По моему твердому убеждению, художник, который приукрашивает крестьянскую жизнь, идет по ложному пути. Если крестьянин пахнет салом, дымом и вареной картошкой, прекрасно, это говорит о простоте и здоровой природе; если стойкий запах навоза, то прекрасно именно то, что он стойкий; если поле пахнет пшеницей, картофелем и навозом, это просто здоровая природа вещей, особенно для городского жителя. Ему такие картины пойдут только на пользу. Так что не стоит приукрашивать жизнь крестьян, нет нужды пропитывать ее тончайшими ароматами.
Что касается «Едоков картофеля», литографию которой ты видел, то, что я попытался написать, находясь под впечатлением от необычного эффекта света в мрачной хижине.
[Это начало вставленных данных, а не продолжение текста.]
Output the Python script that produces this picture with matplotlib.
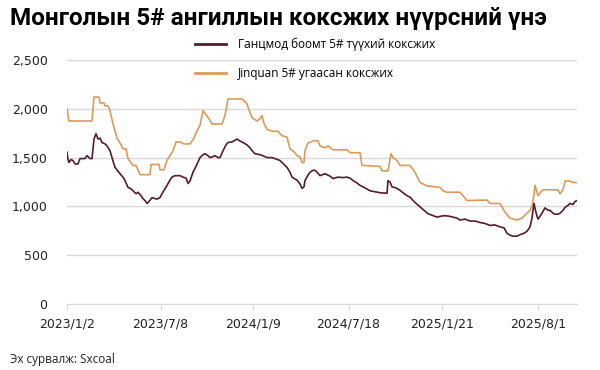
import matplotlib
matplotlib.use("Agg")
import matplotlib.pyplot as plt
import pandas as pd

# days since 2023/1/2 and prices
jq_days = [0, 4, 50, 54, 64, 66, 74, 76, 82, 86, 92, 100, 106, 112, 118, 122, 132, 138, 146, 166,
           168, 184, 186, 194, 200, 206, 212, 218, 226, 234, 246, 254, 260, 266, 272, 280, 286, 290,
           310, 316, 322, 350, 356, 360, 366, 370, 380, 386, 390, 394, 400, 410, 422, 426, 430, 440,
           446, 454, 460, 466, 470, 474, 476, 482, 496, 502, 506, 516, 522, 532, 560, 566, 586, 590,
           626, 630, 642, 648, 652, 660, 666, 686, 696, 706, 720, 746, 752, 760, 786, 800, 840, 846,
           866, 876, 886, 900, 910, 918, 926, 930, 934, 936, 938, 942, 948, 952, 982, 986, 992, 996,
           1006, 1012, 1020]
jq_price = [2000, 1875, 1875, 2120, 2120, 2060, 2060, 2030, 2030, 1980, 1845, 1700, 1650, 1590, 1590,
            1490, 1420, 1420, 1325, 1325, 1430, 1430, 1375, 1375, 1470, 1520, 1570, 1660, 1660, 1640,
            1640, 1700, 1775, 1830, 1980, 1930, 1880, 1845, 1845, 1930, 2100, 2100, 2075, 2050, 1960,
            1910, 1875, 1900, 1930, 1850, 1790, 1770, 1770, 1745, 1725, 1710, 1590, 1560, 1520, 1510,
            1450, 1450, 1570, 1650, 1675, 1670, 1620, 1600, 1620, 1580, 1580, 1550, 1550, 1420, 1410,
            1365, 1365, 1540, 1500, 1470, 1420, 1420, 1350, 1245, 1210, 1195, 1160, 1145, 1145, 1060,
            1065, 1030, 1030, 940, 880, 860, 880, 920, 960, 1000, 1120, 1215, 1180, 1110, 1150, 1170,
            1170, 1130, 1170, 1260, 1260, 1245, 1245]

gm_days = [0, 2, 4, 8, 12, 16, 22, 26, 36, 40, 42, 46, 50, 54, 58, 62, 66, 70, 76, 80, 86, 90, 96,
           102, 106, 112, 116, 122, 128, 132, 138, 142, 148, 152, 156, 160, 164, 170, 176, 180, 186,
           190, 196, 200, 206, 210, 216, 226, 232, 238, 242, 246, 252, 258, 266, 272, 276, 282, 286,
           292, 296, 302, 306, 312, 318, 322, 330, 340, 346, 352, 360, 366, 372, 376, 386, 396, 400,
           410, 416, 426, 430, 436, 440, 446, 450, 456, 460, 466, 470, 474, 476, 482, 486, 492, 496,
           502, 506, 516, 526, 532, 542, 552, 560, 566, 572, 580, 586, 596, 606, 616, 626, 640, 642,
           646, 650, 658, 666, 672, 680, 686, 696, 706, 714, 722, 732, 740, 748, 756, 764, 772, 780,
           786, 796, 806, 816, 826, 836, 846, 856, 866, 874, 880, 886, 892, 900, 906, 914, 920, 926,
           930, 932, 934, 936, 940, 942, 946, 950, 956, 962, 966, 972, 976, 982, 986, 992, 996, 1002,
           1006, 1012, 1016, 1020]
gm_price = [1555, 1480, 1450, 1480, 1470, 1435, 1435, 1490, 1490, 1520, 1510, 1490, 1490, 1690, 1745,
            1690, 1700, 1655, 1640, 1620, 1570, 1500, 1400, 1360, 1335, 1300, 1265, 1195, 1180, 1160,
            1130, 1145, 1110, 1080, 1060, 1030, 1050, 1090, 1080, 1075, 1090, 1130, 1180, 1215, 1270,
            1300, 1315, 1315, 1300, 1290, 1235, 1260, 1350, 1410, 1500, 1530, 1540, 1520, 1500, 1510,
            1520, 1500, 1500, 1570, 1630, 1655, 1660, 1690, 1670, 1655, 1630, 1600, 1560, 1540, 1530,
            1510, 1500, 1500, 1490, 1470, 1450, 1420, 1400, 1350, 1300, 1280, 1270, 1230, 1185, 1200,
            1265, 1320, 1350, 1370, 1370, 1340, 1315, 1335, 1310, 1285, 1300, 1295, 1300, 1290, 1265,
            1240, 1215, 1190, 1160, 1150, 1140, 1135, 1265, 1250, 1200, 1190, 1165, 1140, 1110, 1095,
            1040, 995, 960, 925, 905, 890, 900, 905, 900, 890, 880, 860, 870, 850, 850, 835, 825, 805,
            810, 790, 780, 725, 705, 695, 695, 710, 725, 745, 790, 880, 960, 1030, 980, 900, 870, 900,
            930, 985, 960, 960, 930, 920, 920, 930, 960, 990, 1010, 1030, 1020, 1050, 1060]

tick_labels = ["2023/1/2", "2023/7/8", "2024/1/9", "2024/7/18", "2025/1/21", "2025/8/1"]
y_ticks = [0, 500, 1000, 1500, 2000, 2500]

start = pd.Timestamp("2023-01-02")
jq_dates = start + pd.to_timedelta(jq_days, unit="D")
gm_dates = start + pd.to_timedelta(gm_days, unit="D")

dark = "#561c2a"
orange = "#dc9a5a"
grid = "#d9d9d9"

fig = plt.figure(figsize=(6, 3.7), dpi=100)
ax = fig.add_axes([67 / 600, 1 - 304 / 370, 510 / 600, 244 / 370])

ax.plot(gm_dates, gm_price, color=dark, lw=1.2, label="Ганцмод боомт 5# түүхий коксжих", zorder=3)
ax.plot(jq_dates, jq_price, color=orange, lw=1.2, label="Jinquan 5# угаасан коксжих", zorder=2)

ax.set_ylim(0, 2500)
ax.set_xlim(jq_dates[0], jq_dates[-1])
ax.set_yticks(y_ticks)
ax.set_yticklabels([f"{v:,}" for v in y_ticks], fontsize=9, color="#222222")
ax.set_xticks(pd.to_datetime(tick_labels, format="%Y/%m/%d"))
ax.set_xticklabels(tick_labels, fontsize=9, color="#222222")
ax.grid(axis="y", color=grid, lw=1)
ax.set_axisbelow(True)
for s in ["top", "right", "left"]:
    ax.spines[s].set_visible(False)
ax.spines["bottom"].set_color(grid)
ax.tick_params(axis="y", length=0, pad=14)
ax.tick_params(axis="x", length=4, color=grid, pad=6)

fig.text(10 / 600, 1 - 18 / 370, "Монголын 5# ангиллын коксжих нүүрсний үнэ",
         fontsize=17.5, fontweight="bold", family="Roboto", va="center", ha="left")
fig.text(10 / 600, 1 - 359 / 370, "Эх сурвалж: Sxcoal", fontsize=8.5, family="Open Sans",
         va="center", ha="left", color="#222222")

leg = fig.legend(loc="upper left", bbox_to_anchor=(195 / 600, 1 - 38 / 370), frameon=False,
                 prop={"family": "Open Sans", "size": 8.5}, handlelength=2.6, handletextpad=1.0,
                 labelspacing=1.35, borderpad=0, borderaxespad=0)
for line in leg.get_lines():
    line.set_linewidth(2)

fig.savefig("out.png", dpi=100)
Свет здесь размывается таким образом, что если его самые светлые оттенки нанести на белую бумагу, они выглядели бы чернильными разводами; но на холсте они кажутся светлыми из-за сильнейшего контраста, например, с прусской синей, которую я использовал чистой, не смешивая ни с чем. Сам себя я критикую за то, что сосредоточив все внимание на цвете, я не придал должного значения торсам. Головы и руки, тем не менее, я написал очень тщательно, так как это наиболее важная деталь композиции, а все остальное было почти полностью погружено в темноту (поэтому эффект получился совершенно иным, нежели на литографии). Я, возможно, заслуживаю извинения более чем может показаться, за ту манеру, в которой я работал над этой картиной. И фактически она отличается по композиции от какого бы то ни было из набросков к ней (которые я сохранил и которые писал в хижине при свете небольшой лампы) или от литографии.
Но у меня все еще есть сложности с передачей фигур в движении – я все время чем-то другим занят, все время находятся какие-то иные дела.
Картина «Едоки картофеля» очень темная; например, для белого цвета я почти не использовал белую краску, а смешивал нейтральный из красного, синего, желтого, а также киновари, парижской синей или неаполитанской желтой. Цвет получился сам по себе темно-серый, но на холсте он смотрится белым.
Расскажу тебе, почему я сделал именно так. Я написал темный интерьер, освещаемый тусклым светом лампы. Серая скатерть из грубого льна, стены, покрытые копотью, грязные чепцы, в которых женщины работали в поле – все это, если бы ты смотрел на это прищуренными глазами, выглядит при тусклом освещении слишком темно-серым, а сам красновато-желтый свет лампы кажется светлее – значительно светлее – чем белый цвет.